John F. Kennedy Center for the Performing Arts (U.S.)

Free to Dance: The African-American Presence in Modern Dance was a three-part television documentary co-produced by the American Dance Festival and the John F. Kennedy Center for the Performing Arts in association with Thirteen/WNET New York. The series aired on PBS' Great Performances: Dance in America in 2001 and won an Emmy for Outstanding Cultural and Artistic Programming-Long Form. It chronicled the role of African-American choreographers and dancers in the development of modern dance as an American art form. Dance masterpieces by African-American choreographers were filmed expressly for the series, including the works of Katherine Dunham ( Barrelhouse Blues ), Pearl Primus ( Strange Fruit ), Donald McKayle ( Rainbow 'Round My Shoulder ), Talley Beatty ( Mourner's Bench ), Bill T. Jones ( D-Man in the Waters ), Alvin Ailey ( Revelations ), and many others.

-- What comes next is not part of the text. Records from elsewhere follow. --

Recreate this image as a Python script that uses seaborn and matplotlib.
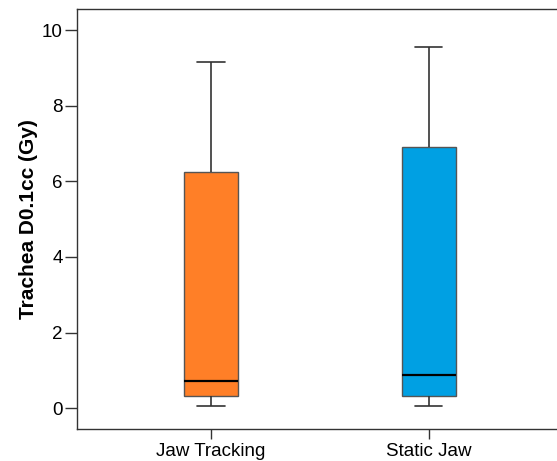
import matplotlib
matplotlib.use("Agg")
import matplotlib.pyplot as plt
import seaborn as sns
import pandas as pd

# Five-number summaries (min, Q1, median, Q3, max)
jaw_tracking = [0.07, 0.31, 0.72, 6.24, 9.15]
static_jaw = [0.07, 0.31, 0.89, 6.90, 9.56]
categories = ["Jaw Tracking", "Static Jaw"]
colors = ["#FF7F27", "#00A0E3"]
y_ticks = [0, 2, 4, 6, 8, 10]

df = pd.DataFrame({
    "group": [categories[0]] * len(jaw_tracking) + [categories[1]] * len(static_jaw),
    "value": jaw_tracking + static_jaw,
})

sns.set_style("white")
plt.rcParams["font.family"] = ["Liberation Sans", "DejaVu Sans"]
plt.rcParams["text.color"] = "black"
plt.rcParams["xtick.color"] = "black"
plt.rcParams["ytick.color"] = "black"
plt.rcParams["axes.labelcolor"] = "black"

fig = plt.figure(figsize=(5.57, 4.61), dpi=100)
ax = fig.add_axes([0.138, 0.0694, 0.8726, 0.9104])

sns.boxplot(data=df, x="group", y="value", hue="group", palette=colors,
            order=categories, hue_order=categories, legend=False,
            saturation=1, width=0.25, whis=(0, 100), showfliers=False,
            linecolor="#555555", linewidth=1.0, ax=ax,
            medianprops=dict(color="black", linewidth=1.6),
            whiskerprops=dict(color="#333333", linewidth=1.2),
            capprops=dict(color="#333333", linewidth=1.2))

ax.set_xlim(-0.615, 1.615)
ax.set_ylim(-0.55, 10.55)
ax.set_yticks(y_ticks)
ax.set_xlabel("")
ax.set_ylabel("Trachea D0.1cc (Gy)", fontsize=15, fontweight="bold", labelpad=3)
ax.tick_params(axis="y", labelsize=13.5, direction="out", length=9, pad=1,
               width=1, color="#333333", left=True)
ax.tick_params(axis="x", labelsize=13.5, direction="out", length=7, pad=3,
               width=1, color="#333333", bottom=True)
for s in ax.spines.values():
    s.set_color("#333333")
    s.set_linewidth(1.0)

fig.savefig("out.png", dpi=100)
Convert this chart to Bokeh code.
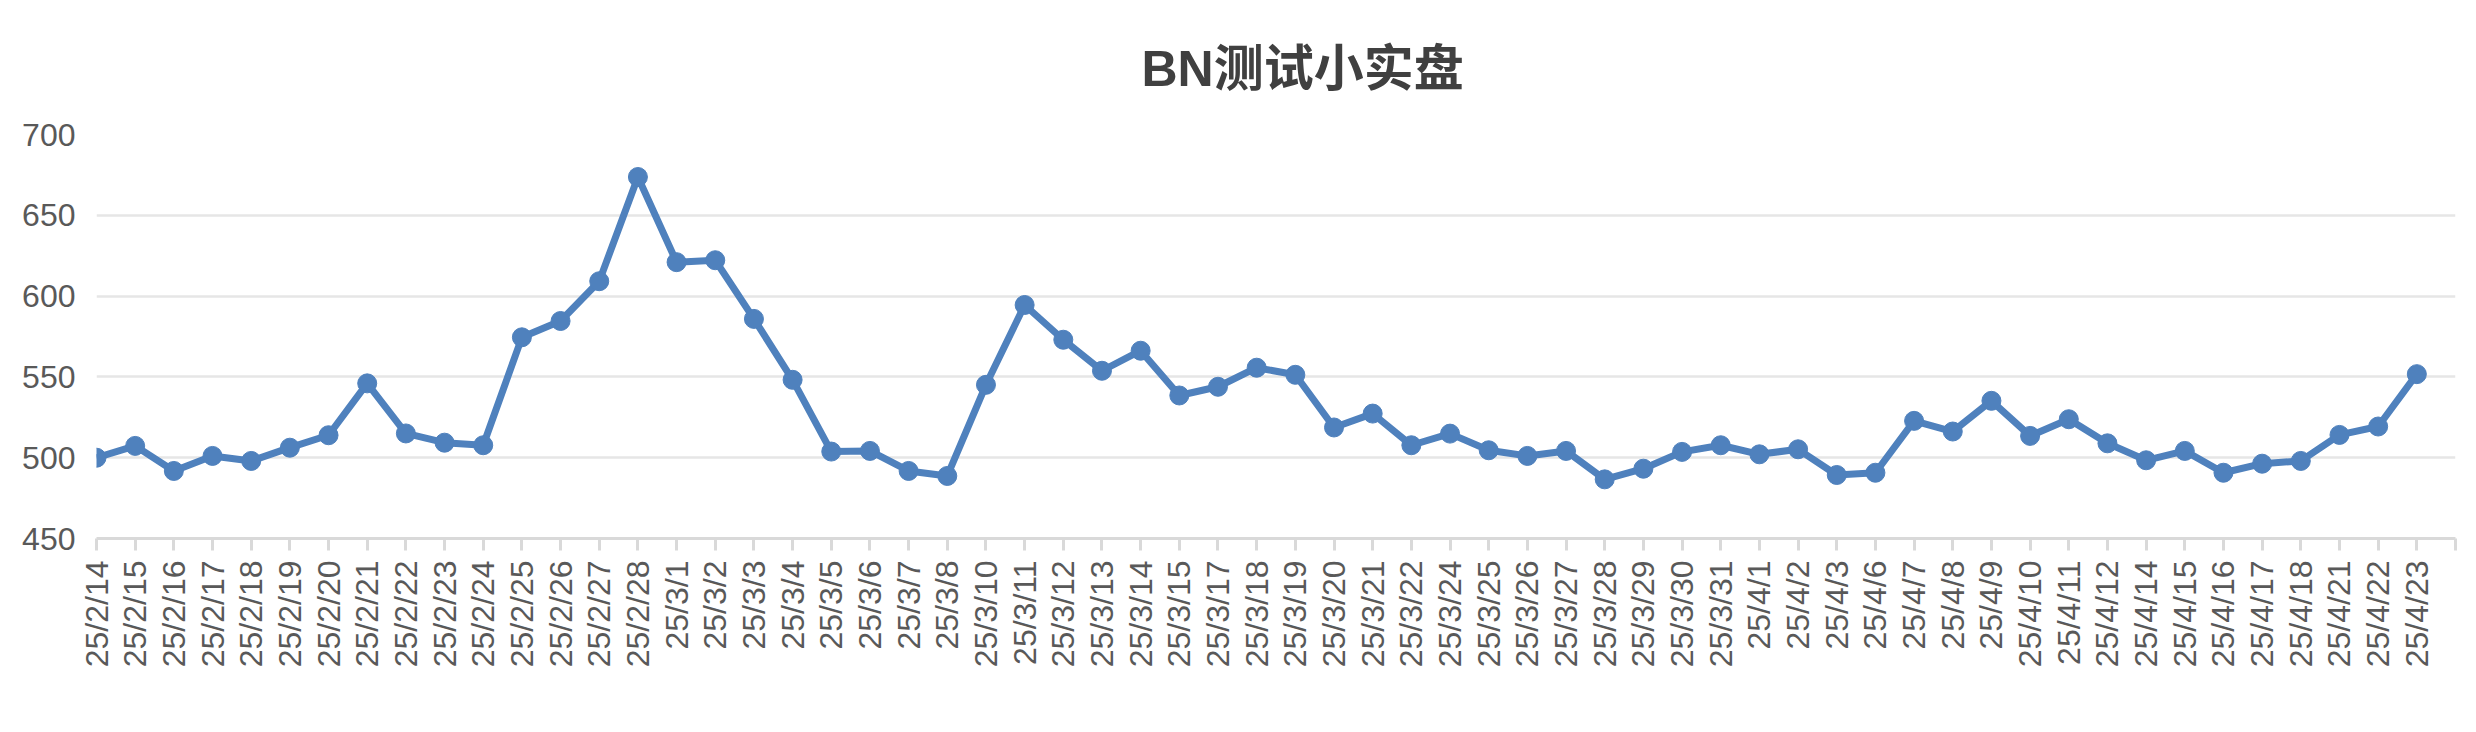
import math
from bokeh.plotting import figure
from bokeh.models import Range1d, FixedTicker, Legend
from bokeh.embed import file_html
from bokeh.resources import INLINE

title_text = "BN测试小实盘"
series_name = "BN权益图"

categories = [
    "25/2/14", "25/2/15", "25/2/16", "25/2/17", "25/2/18", "25/2/19", "25/2/20",
    "25/2/21", "25/2/22", "25/2/23", "25/2/24", "25/2/25", "25/2/26", "25/2/27",
    "25/2/28", "25/3/1", "25/3/2", "25/3/3", "25/3/4", "25/3/5", "25/3/6",
    "25/3/7", "25/3/8", "25/3/10", "25/3/11", "25/3/12", "25/3/13", "25/3/14",
    "25/3/15", "25/3/17", "25/3/18", "25/3/19", "25/3/20", "25/3/21", "25/3/22",
    "25/3/24", "25/3/25", "25/3/26", "25/3/27", "25/3/28", "25/3/29", "25/3/30",
    "25/3/31", "25/4/1", "25/4/2", "25/4/3", "25/4/6", "25/4/7", "25/4/8",
    "25/4/9", "25/4/10", "25/4/11", "25/4/12", "25/4/14", "25/4/15", "25/4/16",
    "25/4/17", "25/4/18", "25/4/21", "25/4/22", "25/4/23",
]

equity = [
    500.0, 507.3, 491.8, 501.1, 498.0, 506.2, 513.9,
    546.0, 515.0, 509.3, 507.7, 574.5, 584.6, 609.2,
    673.7, 621.0, 622.2, 585.9, 548.2, 503.8, 504.2,
    491.8, 488.7, 545.1, 594.5, 573.0, 553.8, 566.2,
    538.5, 543.9, 555.7, 551.3, 518.7, 527.3, 507.7,
    514.9, 504.6, 501.1, 504.2, 486.6, 493.2, 503.6,
    507.7, 502.1, 505.2, 489.3, 490.7, 522.8, 516.2,
    535.2, 513.5, 523.8, 508.9, 498.4, 504.2, 490.7,
    496.3, 498.0, 514.1, 519.3, 551.7,
]

y_ticks = [450, 500, 550, 600, 650, 700]

LATIN = "Liberation Sans"
MIXED = "Liberation Sans, Noto Sans CJK SC"
BLUE = "#4f81bd"

n_slots = len(categories) + 1  # one trailing empty slot on the category axis
xs = list(range(len(categories)))

p = figure(
    width=2476, height=732,
    output_backend="svg", toolbar_location=None,
    x_range=Range1d(0, n_slots - 1), y_range=Range1d(y_ticks[0], y_ticks[-1]),
    min_border_left=96, min_border_right=21, min_border_top=134, min_border_bottom=194,
)
p.outline_line_color = None
p.background_fill_color = "white"
p.border_fill_color = "white"

# title
p.title.text = title_text
p.title.align = "left"
p.title.offset = 1045
p.title.standoff = 76
p.title.text_font = MIXED
p.title.text_font_size = "50px"
p.title.text_font_style = "bold"
p.title.text_color = "#404040"

# x axis
p.xaxis.ticker = FixedTicker(ticks=list(range(n_slots)))
overrides = {i: c for i, c in enumerate(categories)}
overrides[n_slots - 1] = ""
p.xaxis.major_label_overrides = overrides
p.xaxis.major_label_orientation = math.pi / 2
p.xaxis.major_label_text_font = MIXED
p.xaxis.major_label_text_font_size = "32px"
p.xaxis.major_label_text_color = "#595959"
p.xaxis.major_label_standoff = 10
p.xaxis.axis_line_color = "#d9d9d9"
p.xaxis.axis_line_width = 3
p.xaxis.major_tick_line_color = "#d9d9d9"
p.xaxis.major_tick_line_width = 3
p.xaxis.major_tick_out = 12
p.xaxis.major_tick_in = 0
p.xaxis.minor_tick_line_color = None

# y axis
p.yaxis.ticker = FixedTicker(ticks=y_ticks)
p.yaxis.major_label_text_font = LATIN
p.yaxis.major_label_text_font_size = "32px"
p.yaxis.major_label_text_color = "#595959"
p.yaxis.major_label_standoff = 15
p.yaxis.axis_line_color = None
p.yaxis.major_tick_line_color = None
p.yaxis.minor_tick_line_color = None

p.xgrid.grid_line_color = None
p.ygrid.ticker = FixedTicker(ticks=y_ticks)
p.ygrid.grid_line_color = "#e6e6e6"
p.ygrid.grid_line_width = 2.5

r_line = p.line(xs, equity, line_color=BLUE, line_width=7)
r_pts = p.scatter(xs, equity, size=19, fill_color=BLUE, line_color=BLUE, line_width=1)

legend = Legend(
    items=[(series_name, [r_line, r_pts])],
    location=(1090, -214),
    orientation="horizontal",
    border_line_color=None,
    background_fill_alpha=0,
    padding=0, margin=0, spacing=0,
    glyph_width=78, glyph_height=56,
    label_standoff=8,
    label_text_font=MIXED,
    label_text_font_size="32px",
    label_text_color="#595959",
)
p.add_layout(legend, "center")

open("out.html", "w").write(file_html(p, INLINE))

Free to Dance was an outgrowth of the American Dance Festival's Black Tradition in American Modern Dance (BTAMD) program. Initiated in 1987 to preserve, present, and interpret significant dances by African-American choreographers, BTAMD reconstructed and presented twenty-three dances in danger of being lost. BTAMD's national touring initiative presented performances throughout the US by African-American dance companies, including Chuck Davis' African American Dance Ensemble, Dayton Contemporary Dance Company, Philadanco, and Cleo Parker Robinson Dance Ensemble. Scholars touring with the companies contextualized and interpreted the cultural and aesthetic significance of the dances in panel discussions.